Recipes: build once, re-run forever

This is the part I actually care about. Instead of retyping the same steps every month, you save them as a recipe — a small YAML file:

steps:
  - clean: { trim: true, fix_dates: true }
  - dedupe: { subset: [email] }
  - merge: { source_column: file }

Then run it against any folder:

csvtidy recipe monthly.yaml ./exports --output combined.csv

Next month, drop the new files in the folder and run the same command. That's the whole idea: the cleanup is reproducible, not redone.

Why DuckDB under the hood

The thing that makes this more than a pandas wrapper is that csvtidy runs on DuckDB. It streams files instead of loading them fully into memory, so it handles CSVs bigger than your RAM — the ones that make Excel hang and a naive pd.read_csv fall over. For a tool whose entire job is "merge a folder of large exports," that's the difference between working and crashing on exactly the files that matter most.
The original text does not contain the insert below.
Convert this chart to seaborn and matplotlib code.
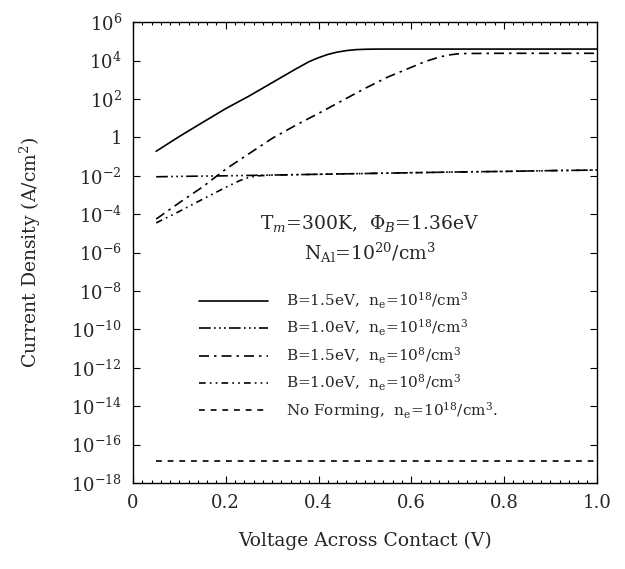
import numpy as np
import pandas as pd
import matplotlib
matplotlib.use("Agg")
import matplotlib.pyplot as plt
import seaborn as sns
from matplotlib.ticker import FixedLocator, MultipleLocator

# ---- data (log10 of current density, A/cm^2) ----
v_solid = [0.05, 0.10, 0.15, 0.20, 0.25, 0.30, 0.35, 0.38, 0.40, 0.42, 0.44, 0.46, 0.48, 0.50, 0.53, 0.60, 0.70, 0.80, 0.90, 1.00]
j_solid = [-0.72, 0.05, 0.78, 1.50, 2.15, 2.85, 3.55, 3.95, 4.15, 4.32, 4.44, 4.52, 4.57, 4.59, 4.60, 4.60, 4.60, 4.60, 4.60, 4.60]

v_b10_hi = [0.05, 0.10, 0.20, 0.30, 0.40, 0.50, 0.60, 0.70, 0.80, 0.90, 1.00]
j_b10_hi = [-2.05, -2.03, -2.00, -1.96, -1.92, -1.88, -1.84, -1.80, -1.77, -1.73, -1.70]

v_b15_lo = [0.05, 0.10, 0.15, 0.20, 0.25, 0.30, 0.35, 0.40, 0.45, 0.50, 0.55, 0.60, 0.63, 0.66, 0.68, 0.70, 0.72, 0.80, 0.90, 1.00]
j_b15_lo = [-4.25, -3.40, -2.58, -1.65, -0.85, -0.05, 0.62, 1.25, 1.90, 2.55, 3.15, 3.65, 3.95, 4.18, 4.29, 4.35, 4.37, 4.38, 4.38, 4.38]

v_b10_lo = [0.05, 0.10, 0.15, 0.20, 0.23, 0.25, 0.27, 0.30, 0.40, 0.50, 0.60, 0.70, 0.80, 0.90, 1.00]
j_b10_lo = [-4.45, -3.85, -3.22, -2.60, -2.25, -2.08, -2.00, -1.96, -1.92, -1.88, -1.84, -1.80, -1.77, -1.73, -1.70]

v_nofrm = [0.05, 0.20, 0.40, 0.60, 0.80, 1.00]
j_nofrm = [-16.85, -16.85, -16.85, -16.85, -16.85, -16.85]

labels = [
    r"B=1.5eV,  n$_\mathregular{e}$=10$^{18}$/cm$^3$",
    r"B=1.0eV,  n$_\mathregular{e}$=10$^{18}$/cm$^3$",
    r"B=1.5eV,  n$_\mathregular{e}$=10$^{8}$/cm$^3$",
    r"B=1.0eV,  n$_\mathregular{e}$=10$^{8}$/cm$^3$",
    r"No Forming,  n$_\mathregular{e}$=10$^{18}$/cm$^3$.",
]
ytick_exp = list(range(-18, 7, 2))
xticks = [0, 0.2, 0.4, 0.6, 0.8, 1.0]
xtick_labels = ["0", "0.2", "0.4", "0.6", "0.8", "1.0"]

sns.set_theme(style="ticks")
plt.rcParams["font.family"] = ["DejaVu Serif"]
plt.rcParams["mathtext.fontset"] = "dejavuserif"

fig = plt.figure(figsize=(6.25, 5.69), dpi=100)
ax = fig.add_axes([0.2128, 0.151, 0.742, 0.810])

series = [
    (v_solid, j_solid, "-"),
    (v_b10_hi, j_b10_hi, (0, (7, 2, 1, 2, 1, 2, 1, 2))),
    (v_b15_lo, j_b15_lo, (0, (6, 3, 1.5, 3))),
    (v_b10_lo, j_b10_lo, (0, (4, 2.5, 1, 2.5, 1, 2.5))),
    (v_nofrm, j_nofrm, (0, (3.5, 3.5))),
]
for (vx, jy, ls), lab in zip(series, labels):
    df = pd.DataFrame({"V": vx, "J": np.power(10.0, jy)})
    sns.lineplot(data=df, x="V", y="J", ax=ax, color="black", linewidth=1.2,
                 linestyle=ls, label=lab)

ax.set_yscale("log")
ax.set_ylim(1e-18, 1e6)
ax.set_xlim(0, 1.0)
ax.yaxis.set_major_locator(FixedLocator([10.0 ** k for k in ytick_exp]))
ax.yaxis.set_minor_locator(FixedLocator([]))
ax.set_yticklabels(["1" if k == 0 else r"10$^{%d}$" % k for k in ytick_exp])
ax.set_xticks(xticks)
ax.set_xticklabels(xtick_labels)
ax.xaxis.set_minor_locator(MultipleLocator(0.02))

ax.tick_params(axis="both", which="both", direction="in", top=True, right=True,
               color="black", width=0.8)
ax.tick_params(axis="both", which="major", length=5, labelsize=13, pad=8)
ax.tick_params(axis="x", which="minor", length=2.5)
for s in ax.spines.values():
    s.set_color("black")
    s.set_linewidth(1.0)

ax.set_xlabel("Voltage Across Contact (V)", fontsize=13.5, labelpad=14)
ax.set_ylabel(r"Current Density (A/cm$^2$)", fontsize=13.5, labelpad=20)

ax.text(0.51, 0.564, r"T$_m$=300K,  $\Phi_B$=1.36eV", transform=ax.transAxes,
        ha="center", va="center", fontsize=13.5)
ax.text(0.51, 0.499, r"N$_{\mathregular{Al}}$=10$^{20}$/cm$^3$", transform=ax.transAxes,
        ha="center", va="center", fontsize=13.5)

leg = ax.legend(loc="upper left", bbox_to_anchor=(0.13, 0.43), frameon=False,
                fontsize=11, handlelength=4.5, handletextpad=1.2, labelspacing=0.45,
                borderaxespad=0)

fig.savefig("out.png", dpi=100)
It's fast, and it's all local — nothing leaves your machine, which matters when the files are client, payroll, or finance data.

It's open source

csvtidy is MIT-licensed. Code and docs are here:

github.com/abhishekrai43/csvtidy

Side note: I also build Kramata, a desktop app for the same kind of repeatable spreadsheet cleanup — but with a visual recipe builder, for the non-technical people on a team who'd rather click than type. csvtidy is the open-source CLI cousin of that engine.

Top comments (1)

Ebony Martin • Jul 15

Jumping in on this older post because I'm curious if anyone has tried csvtidy with other file formats, like TSV or JSON? Wondering if there are plans to expand its capabilities. Also, does anyone have tips on creating effective YAML recipes for large datasets? Sharing success stories or challenges could be super helpful for those diving into this tool!